Exercise 6.19.  Plot the histogram and Q-Q plot (including the theoretical line) of the pmi values in seg data set on the same canvas next to each other (one row, two columns). Make sure that your graphs have sensible titles and axis labels. Use filled triangles for the Q-Q plot instead of the default circle. Write the results to a PDF file suitable for printing on A4 paper with one-inch margins on both sides. The width of an A4 paper is 8.27 inches, and you probably do not want to fill the whole paper, so you should use an image height about half of the image width.

Exercise 6.20. Repeat Exercise 6.19 two times for producing PNG graphics of different sizes, 1024x512 (width x height) and 640x320. Display and compare the quality of the resulting graphics.

6.5 Additional exercises

Exercise 6.21. Plot line segments passing through the following X-Y coordinates: (0,0), (1,1), (2,3) and (4,4).

Exercise 6.22.  In R, you can draw a pie chart with the function pie(). Plot a pie chart for the data used in Exercise 1.10. Use capital letters ’A’ to ’D’ as labels.
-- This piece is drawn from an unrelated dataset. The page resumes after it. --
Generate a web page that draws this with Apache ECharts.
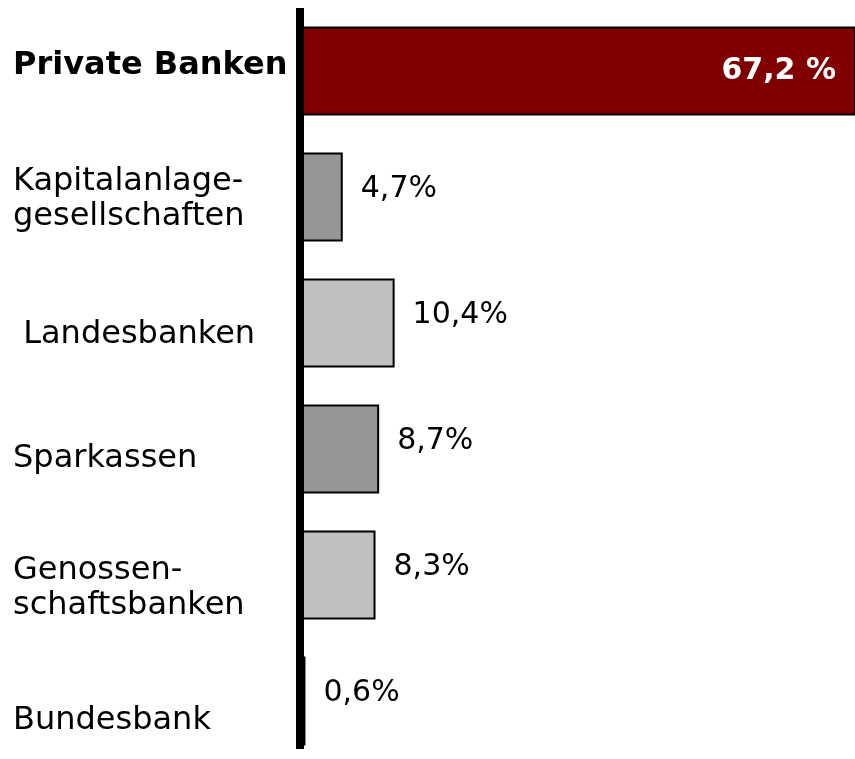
<!DOCTYPE html>
<html>
<head>
<meta charset="utf-8">
<script src="https://cdn.jsdelivr.net/npm/echarts@6/dist/echarts.min.js"></script>
<style>
  html, body { margin: 0; padding: 0; background: #fff; }
  #chart { width: 855px; height: 759px; }
</style>
</head>
<body>
<div id="chart"></div>
<script>
// Marktanteile nach Bankengruppen
const categories = ['Private Banken', 'Kapitalanlage-\ngesellschaften', ' Landesbanken', 'Sparkassen', 'Genossen-\nschaftsbanken', 'Bundesbank'];
const shares = [67.2, 4.7, 10.4, 8.7, 8.3, 0.6];
const valueLabels = ['67,2 %', '4,7%', '10,4%', '8,7%', '8,3%', '0,6%'];
const barColors = ['#800000', '#969696', '#c0c0c0', '#969696', '#c0c0c0', '#000000'];

// vertical nudge of the category labels (px, + = down)
const labelShift = [-5, 2, 12, 10, 13, 20];

const font = 'DejaVu Sans, Verdana, sans-serif';

// one rich style per category label, used to shift it up / down
const rich = {};
labelShift.forEach((d, i) => {
  rich['s' + i] = {
    fontSize: 32,
    lineHeight: 35,
    fontFamily: font,
    fontWeight: i === 0 ? 'bold' : 'normal',
    color: '#000',
    padding: d >= 0 ? [2 * d, 0, 0, 0] : [0, 0, -2 * d, 0]
  };
});

const barData = shares.map((v, i) => {
  const item = { value: v, itemStyle: { color: barColors[i] } };
  if (i === 0) {
    item.label = {
      position: 'insideRight',
      distance: 20,
      color: '#fff',
      fontWeight: 'bold',
      offset: [0, 0]
    };
  }
  return item;
});

const chart = echarts.init(document.getElementById('chart'));
chart.setOption({
  animation: false,
  grid: [
    { left: 300, right: 0, top: 8, bottom: -5, containLabel: false, outerBoundsMode: 'none' },
    { left: 300, right: 0, top: 8, bottom: 10, containLabel: false, outerBoundsMode: 'none' }
  ],
  xAxis: [
    { type: 'value', min: 0, max: 61, show: false },
    { type: 'value', gridIndex: 1, min: 0, max: 61, show: false }
  ],
  yAxis: [
    {
      type: 'category',
      inverse: true,
      data: categories,
      axisLine: { show: false },
      axisTick: { show: false },
      axisLabel: {
        align: 'left',
        margin: 287,
        fontSize: 32,
        lineHeight: 35,
        color: '#000',
        fontFamily: font,
        formatter: (val, idx) => val.split('\n').map(l => '{s' + idx + '|' + l + '}').join('\n'),
        rich: rich
      }
    },
    {
      type: 'category',
      gridIndex: 1,
      z: 5,
      data: categories,
      axisLine: { show: true, lineStyle: { color: '#000', width: 8, cap: 'butt' } },
      axisTick: { show: false },
      axisLabel: { show: false }
    }
  ],
  series: [{
    type: 'bar',
    data: barData,
    barWidth: 89,
    itemStyle: { borderColor: '#000', borderWidth: 2 },
    label: {
      show: true,
      position: 'right',
      distance: 18,
      offset: [0, -8],
      fontSize: 30,
      color: '#000',
      fontFamily: font,
      formatter: p => valueLabels[p.dataIndex]
    }
  }]
});
</script>
</body>
</html>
Exercise 6.23.  The function barplot() in R produces a bar plot. Repeat Exercise 6.22, but use a bar plot instead of a pie chart.

Exercise 6.24.  Draw sine, sin(), and cosine, cos(), functions in the range [-π, π]. Use a different color for each curve.
TIP: for smoother curves, you need to use seq() to obtain data points with an interval smaller than one, for example 0.1.
TIP2: R defines a standard variable pi with the value of π.

Exercise 6.25. We already know that abline(a, b) draws a straight line whose intercept is a and slope is b.

Using abline(), add horizontal and vertical lines that pass from the origin (0,0) to the graph you produced in Exercise 6.24.

Exercise 6.26. Replicate the graph in Figure 1.